L’uomo nero

In uscita venerdì 4 dicembre il film di Sergio Rubini. Un viaggio tra l'onirico e il nostalgico nella Puglia degli anni sessanta.
uomo nero

Sergio Rubini dirige ed interpreta il suo nuovo film, un viaggio tra l’onirico, il nostalgico e il surreale nella sua Puglia degli anni sessanta. Protagonista Gabriele (Fabrizio Gifuni) che ormai adulto scende dal nord a trovare il padre morente. E’ l’occasione per un viaggio della memoria a ritroso nella sua infanzia e, a questo punto, il film diventa pure il racconto di un percorso di formazione. Ovviamente, Rubini preferisce il tono leggero, con tratti tra il commosso e il comico, e incentra tutta la vicenda su tre personaggi principali: il padre del ragazzo, Ernesto (Rubini) capostazione fissato con la pittura di Cézanne e aspirante artista nonostante l’incomprensione dei compaesani, la madre Franca (Valeria Golino), insegnante di lettere, istintiva e dolce, e il bambino (Guido Giaquinto) che, ammaestrato dallo zio Pinuccio (Riccardo Scamarcio) sulla vita presa con gioia naturale e un tocco di malizia, gode di una fantasia vivacissima. È questa che gli fa “vedere” i morti quando la madre parla dei genitori defunti, immaginare in un ferroviere l’uomo nero delle favole truculente, e nello stesso tempo giocare alla scoperta della vita coi ragazzini più grandi di lui.

 

Rubini tratteggia in questo film, con tenerezza e nostalgia, soprattutto il mondo dell’infanzia. Ed il passato sembra una metafora del presente, con la differenza che oggi gli occhi dei bambini sono meno innocenti di quelli di un tempo… Ma il regista sembra dare anche delle stoccate decise al mondo della critica artistica, saccente e geloso, a favore di chi insegue la propria vocazione artistica nonostante tutto. E qui il film acquista un sapore autobiografico, come pure i dialoghi sull’arte e sulla natura, che durante un viaggio in treno il padre fa al ragazzino.
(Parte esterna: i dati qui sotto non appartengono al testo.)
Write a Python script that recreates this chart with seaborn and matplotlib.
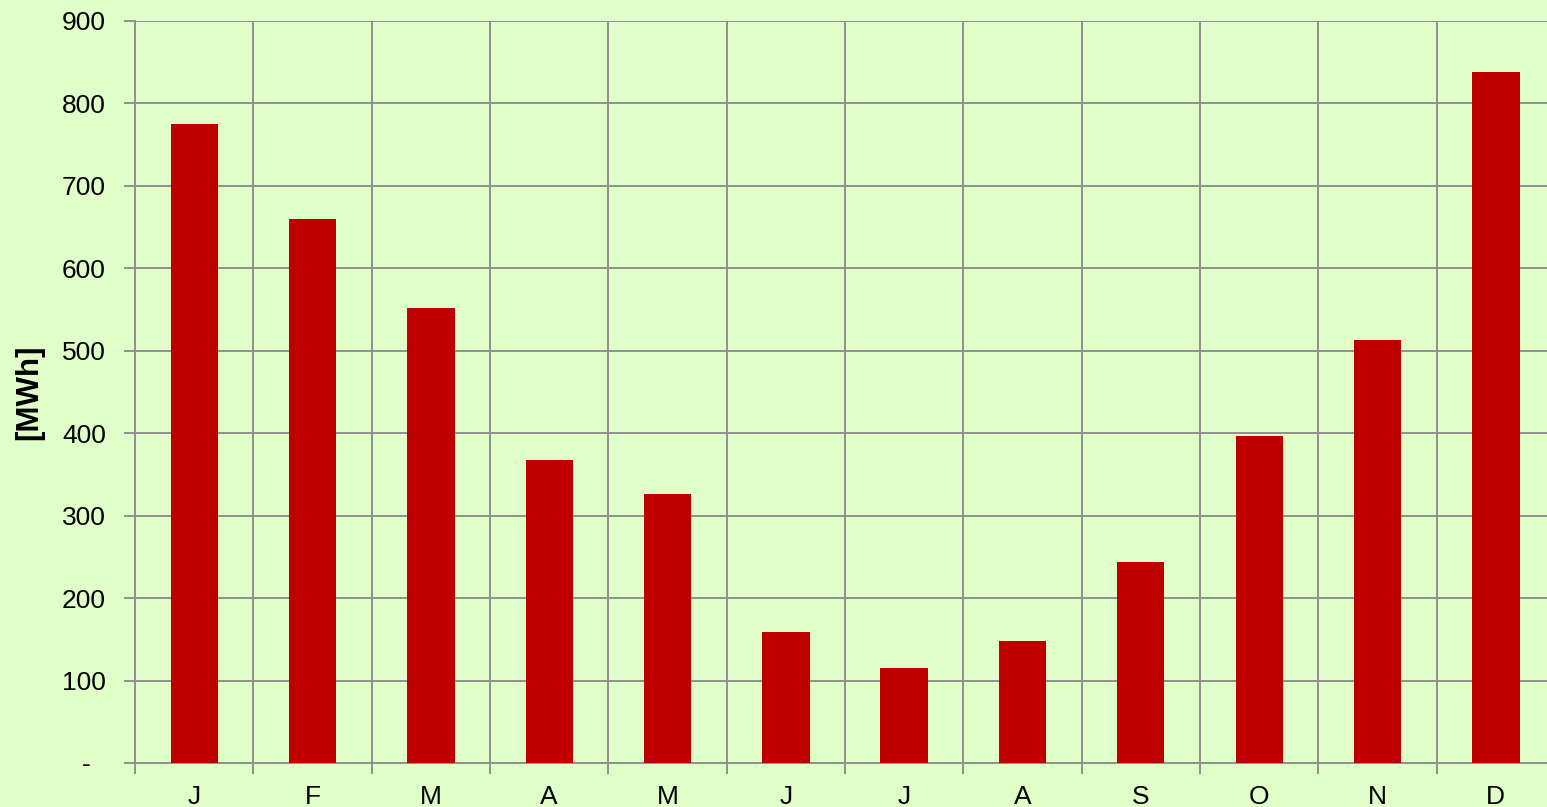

Recitato con grande naturalezza e partecipazione dagli attori, musicato (fin troppo bene) da Nicola Piovani e illuminato da un fotografia solare e talvolta poetica – la scena del paese al buio è molto suggestiva – il film con qualche taglio (il cameo di Margherita Buy non pare essenziale) guadagnerebbe in scioltezza narrativa. Il rischio del “troppo” infatti è sempre dietro l’angolo, anche in un regista esperto come Rubini.